Critical Perspectives in Food Studies, Edited by Mustafa Koc, Jennifer Sumner, and Anthony Winson, Oxford University Press, 2012, 416 pages[Notice]

  • Amy Trubek

The decision to use a “big tent” to provide a critical perspective on an emerging field and a textbook creates both strengths and weaknesses. Many important topics, such as food consumption and social relations, the nutrition transition, global governance, and localized agriculture production, are covered. As promised by the editors, key concepts and controversies of the contemporary food system are addressed. The authors’ use of original research to illustrate broader topics allows each essay to provide a glimpse of the innovative food scholarship being produced in Canada. Each essay concludes with annotated suggestions for further reading.
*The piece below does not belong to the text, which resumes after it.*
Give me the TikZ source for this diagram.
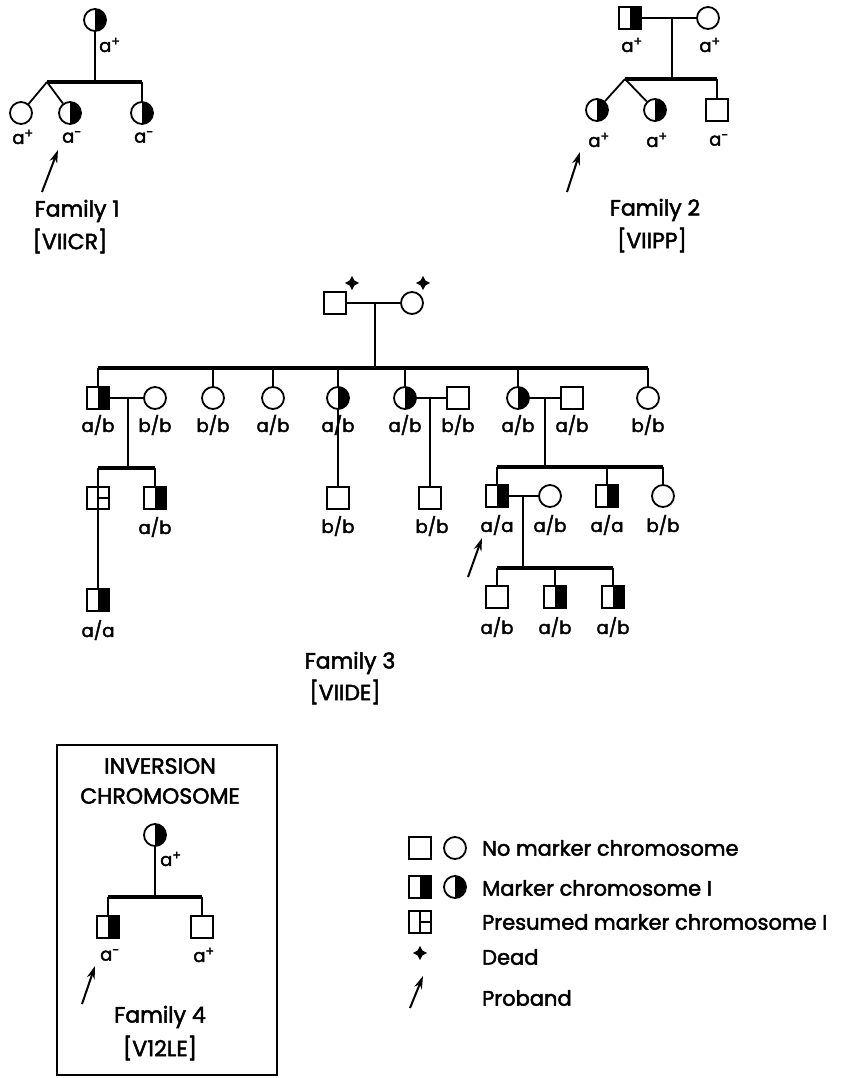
\documentclass[tikz,border=0pt]{standalone}
\usepackage{fontspec}
\setmainfont{Poppins}[FakeBold=2.2,UprightFeatures={FakeBold=2.2}]
\usepackage{tikz}
\usetikzlibrary{arrows.meta,positioning,shapes.geometric}
\newcommand{\pl}{\textsuperscript{+}}
\newcommand{\mi}{\textsuperscript{-}}

\begin{document}
\begin{tikzpicture}[x=1pt,y=-1pt,
  every node/.style={font=\fontsize{18}{21}\selectfont},
  male/.style={draw,rectangle,minimum size=22pt,inner sep=0pt,line width=1.8pt},
  female/.style={draw,circle,minimum size=22pt,inner sep=0pt,line width=1.8pt},
  half/.style={path picture={\fill (path picture bounding box.north) rectangle (path picture bounding box.south east);}},
  presumed/.style={male,path picture={
      \draw[line width=1.6pt] (path picture bounding box.north) -- (path picture bounding box.south);
      \draw[line width=1.6pt] (path picture bounding box.center) -- (path picture bounding box.east);}},
  dead/.style={star,star points=4,star point ratio=2,fill,inner sep=0pt,minimum size=14pt},
  lbl/.style={inner sep=0pt},
  title/.style={font=\fontsize{22}{26}\selectfont},
  keytext/.style={inner sep=0pt,anchor=west,font=\fontsize{21}{25}\selectfont},
  rel/.style={line width=1.8pt},
  sib/.style={line width=3.5pt},
  proband/.style={-{Stealth[length=13pt,width=8pt]},line width=2pt},
]
\useasboundingbox (0,0) rectangle (845,1078);

% ---------------- Family 1
\node[female,half] (f1m) at (95,20) {};
\node[lbl,anchor=west] (f1mL) at (99,45) {a\pl};
\coordinate (f1sl) at (47,82);
\coordinate (f1sm) at (95,82);
\coordinate (f1sr) at (142,82);
\node[female] (f1c1) at (21,113) {};
\node[female,half] (f1c2) at (70,113) {};
\node[female,half] (f1c3) at (142,113) {};
\node[lbl] (f1c1L) at (23,137) {a\pl};
\node[lbl] (f1c2L) at (72,137) {a\mi};
\node[lbl] (f1c3L) at (144,137) {a\mi};
\draw[rel] (f1m) -- (f1sm);
\draw[sib] (f1sl) -- (f1sr);
\draw[rel] (f1sl) -- (f1c1);
\draw[rel] (f1sl) -- (f1c2);
\draw[rel] (f1sr) -- (f1c3);
\coordinate (f1at) at (42,192);
\coordinate (f1ah) at (58,150);
\draw[proband] (f1at) -- (f1ah);
\node[title] (f1t) at (77,211) {Family 1};
\node[title] (f1id) at (70,241) {[VIICR]};

% ---------------- Family 2
\node[male,half] (f2f) at (630,18) {};
\node[female] (f2m) at (708,18) {};
\node[lbl] (f2fL) at (632,45) {a\pl};
\node[lbl] (f2mL) at (710,45) {a\pl};
\coordinate (f2mt) at (672,18);
\coordinate (f2sl) at (625,79);
\coordinate (f2sm) at (672,79);
\coordinate (f2sr) at (717,79);
\draw[rel] (f2f) -- (f2m);
\draw[rel] (f2mt) -- (f2sm);
\draw[sib] (f2sl) -- (f2sr);
\node[female,half] (f2c1) at (597,110) {};
\node[female,half] (f2c2) at (655,110) {};
\node[male] (f2c3) at (717,110) {};
\draw[rel] (f2sl) -- (f2c1);
\draw[rel] (f2sl) -- (f2c2);
\draw[rel] (f2sr) -- (f2c3);
\node[lbl] (f2c1L) at (599,140) {a\pl};
\node[lbl] (f2c2L) at (657,140) {a\pl};
\node[lbl] (f2c3L) at (719,140) {a\mi};
\coordinate (f2at) at (567,192);
\coordinate (f2ah) at (580,152);
\draw[proband] (f2at) -- (f2ah);
\node[title] (f2t) at (655,210) {Family 2};
\node[title] (f2id) at (652,240) {[VIIPP]};

% ---------------- Family 3
\node[male] (f3f) at (335,303) {};
\node[female] (f3m) at (412,303) {};
\node[dead] (f3fd) at (352,283) {};
\node[dead] (f3md) at (423,283) {};
\coordinate (f3mt) at (375,303);
\coordinate (f3sm) at (375,368);
\coordinate (f3sl) at (98,368);
\coordinate (f3sr) at (648,368);
\draw[rel] (f3f) -- (f3m);
\draw[rel] (f3mt) -- (f3sm);
\draw[sib] (f3sl) -- (f3sr);
% generation II
\node[male,half] (g2a) at (98,398) {};
\node[female] (g2aw) at (155,398) {};
\node[female] (g2b) at (213,398) {};
\node[female] (g2c) at (273,398) {};
\node[female,half] (g2d) at (338,398) {};
\node[female,half] (g2e) at (405,398) {};
\node[male] (g2eh) at (458,398) {};
\node[female,half] (g2f) at (518,398) {};
\node[male] (g2fh) at (572,398) {};
\node[female] (g2g) at (648,398) {};
\foreach \n in {g2a,g2b,g2c,g2d,g2e,g2f,g2g}
  \draw[rel] (\n |- f3sl) -- (\n.north);
\node[lbl] (g2aL) at (98,425) {a/b};
\node[lbl] (g2awL) at (155,425) {b/b};
\node[lbl] (g2bL) at (213,425) {b/b};
\node[lbl] (g2cL) at (273,425) {a/b};
\node[lbl] (g2dL) at (338,425) {a/b};
\node[lbl] (g2eL) at (405,425) {a/b};
\node[lbl] (g2ehL) at (458,425) {b/b};
\node[lbl] (g2fL) at (518,425) {a/b};
\node[lbl] (g2fhL) at (572,425) {a/b};
\node[lbl] (g2gL) at (648,425) {b/b};
\draw[rel] (g2a) -- (g2aw);
\draw[rel] (g2e) -- (g2eh);
\draw[rel] (g2f) -- (g2fh);
% generation III, left
\coordinate (g2amt) at (128,398);
\coordinate (g3sl) at (98,468);
\coordinate (g3sm) at (128,468);
\coordinate (g3sr) at (155,468);
\draw[rel] (g2amt) -- (g3sm);
\draw[sib] (g3sl) -- (g3sr);
\node[presumed] (g3a) at (98,498) {};
\node[male,half] (g3b) at (155,498) {};
\node[lbl] (g3bL) at (155,527) {a/b};
\draw[rel] (g3sl) -- (g3a);
\draw[rel] (g3sr) -- (g3b);
\node[male,half] (g4a) at (98,600) {};
\node[lbl] (g4aL) at (98,630) {a/a};
\draw[rel] (g3a) -- (g4a);
% generation III, middle
\node[male] (g3c) at (338,498) {};
\node[lbl] (g3cL) at (338,526) {b/b};
\draw[rel] (g2d) -- (g3c);
\coordinate (g2emt) at (430,398);
\node[male] (g3d) at (430,498) {};
\node[lbl] (g3dL) at (432,526) {b/b};
\draw[rel] (g2emt) -- (g3d);
% generation III, right
\coordinate (g2fmt) at (545,398);
\coordinate (g3tl) at (497,467);
\coordinate (g3tm) at (545,467);
\coordinate (g3tr) at (663,467);
\draw[rel] (g2fmt) -- (g3tm);
\draw[sib] (g3tl) -- (g3tr);
\node[male,half] (g3e) at (497,496) {};
\node[female] (g3ew) at (550,496) {};
\node[male,half] (g3f) at (607,496) {};
\node[female] (g3g) at (663,496) {};
\foreach \n in {g3e,g3f,g3g}
  \draw[rel] (\n |- g3tl) -- (\n.north);
\node[lbl] (g3eL) at (497,525) {a/a};
\node[lbl] (g3ewL) at (550,525) {a/b};
\node[lbl] (g3fL) at (607,525) {a/a};
\node[lbl] (g3gL) at (663,525) {b/b};
\draw[rel] (g3e) -- (g3ew);
% generation IV, right
\coordinate (g3emt) at (523,496);
\coordinate (g4sl) at (497,568);
\coordinate (g4sm) at (523,568);
\coordinate (g4sr) at (613,568);
\draw[rel] (g3emt) -- (g4sm);
\draw[sib] (g4sl) -- (g4sr);
\node[male] (g4b) at (497,597) {};
\node[male,half] (g4c) at (555,597) {};
\node[male,half] (g4d) at (613,597) {};
\foreach \n in {g4b,g4c,g4d}
  \draw[rel] (\n |- g4sl) -- (\n.north);
\node[lbl] (g4bL) at (497,627) {a/b};
\node[lbl] (g4cL) at (555,627) {a/b};
\node[lbl] (g4dL) at (613,627) {a/b};
\coordinate (f3at) at (468,577);
\coordinate (f3ah) at (482,538);
\draw[proband] (f3at) -- (f3ah);
\node[title] (f3t) at (350,663) {Family 3};
\node[title] (f3id) at (345,692) {[VIIDE]};

% ---------------- Family 4
\draw[line width=2.8pt] (57,745) rectangle (277,1075);
\node[title] (f4h1) at (160,766) {INVERSION};
\node[title] (f4h2) at (160,796) {CHROMOSOME};
\node[female,half] (f4m) at (155,835) {};
\node[lbl,anchor=west] (f4mL) at (160,859) {a\pl};
\coordinate (f4sl) at (108,897);
\coordinate (f4sm) at (155,897);
\coordinate (f4sr) at (202,897);
\draw[rel] (f4m) -- (f4sm);
\draw[sib] (f4sl) -- (f4sr);
\node[male,half] (f4c1) at (108,927) {};
\node[male] (f4c2) at (202,927) {};
\draw[rel] (f4sl) -- (f4c1);
\draw[rel] (f4sr) -- (f4c2);
\node[lbl] (f4c1L) at (110,955) {a\mi};
\node[lbl] (f4c2L) at (204,955) {a\pl};
\coordinate (f4at) at (82,1004);
\coordinate (f4ah) at (95,966);
\draw[proband] (f4at) -- (f4ah);
\node[title] (f4t) at (160,1017) {Family 4};
\node[title] (f4id) at (160,1048) {[V12LE]};

% ---------------- key
\node[male] (k1s) at (420,848) {};
\node[female] (k1c) at (455,848) {};
\node[male,half] (k2s) at (420,887) {};
\node[female,half] (k2c) at (455,887) {};
\node[presumed] (k3s) at (420,922) {};
\node[dead] (k4) at (420,953) {};
\coordinate (k5t) at (410,1008);
\coordinate (k5h) at (423,976);
\draw[proband] (k5t) -- (k5h);
\node[keytext] (k1t) at (482,848) {No marker chromosome};
\node[keytext] (k2t) at (482,888) {Marker chromosome I};
\node[keytext] (k3t) at (482,922) {Presumed marker chromosome I};
\node[keytext] (k4t) at (482,957) {Dead};
\node[keytext] (k5t') at (482,998) {Proband};
\end{tikzpicture}
\end{document}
The authors clearly followed a general template for their essays, but disciplinary conventions lead to wide variations in both form and content, including research strategies, forms of argumentation and interpretation, and writing styles. In a sense, Critical Perspectives in Food Studies accurately reflects this particular moment in the emergence of a scholarly field: this offering is a true potluck, with dishes of all types, served in vessels large and small, made using a family recipe or an invented tradition, with no unifying set of rules or conventions. For an advanced scholar or teacher interested in developing a broad, interdisciplinary introductory course in food studies or food systems, Critical Perspectives in Food Studies brings together excellent overviews that can provide a map of the territory for course development. The perspectives of a variety of disciplines on topics that intersect with food, especially gender, hunger, industrialization, and capitalism, will help broaden understandings of the food system. Important new research and publications will be readily accessible. The concern of most of the authors revolves around inequity or injustice in the systems and structures that shape Canadians’ everyday experience of food – from the farm to the plate. These concerns will help identify important topics requiring critical thinking in both teaching and scholarship.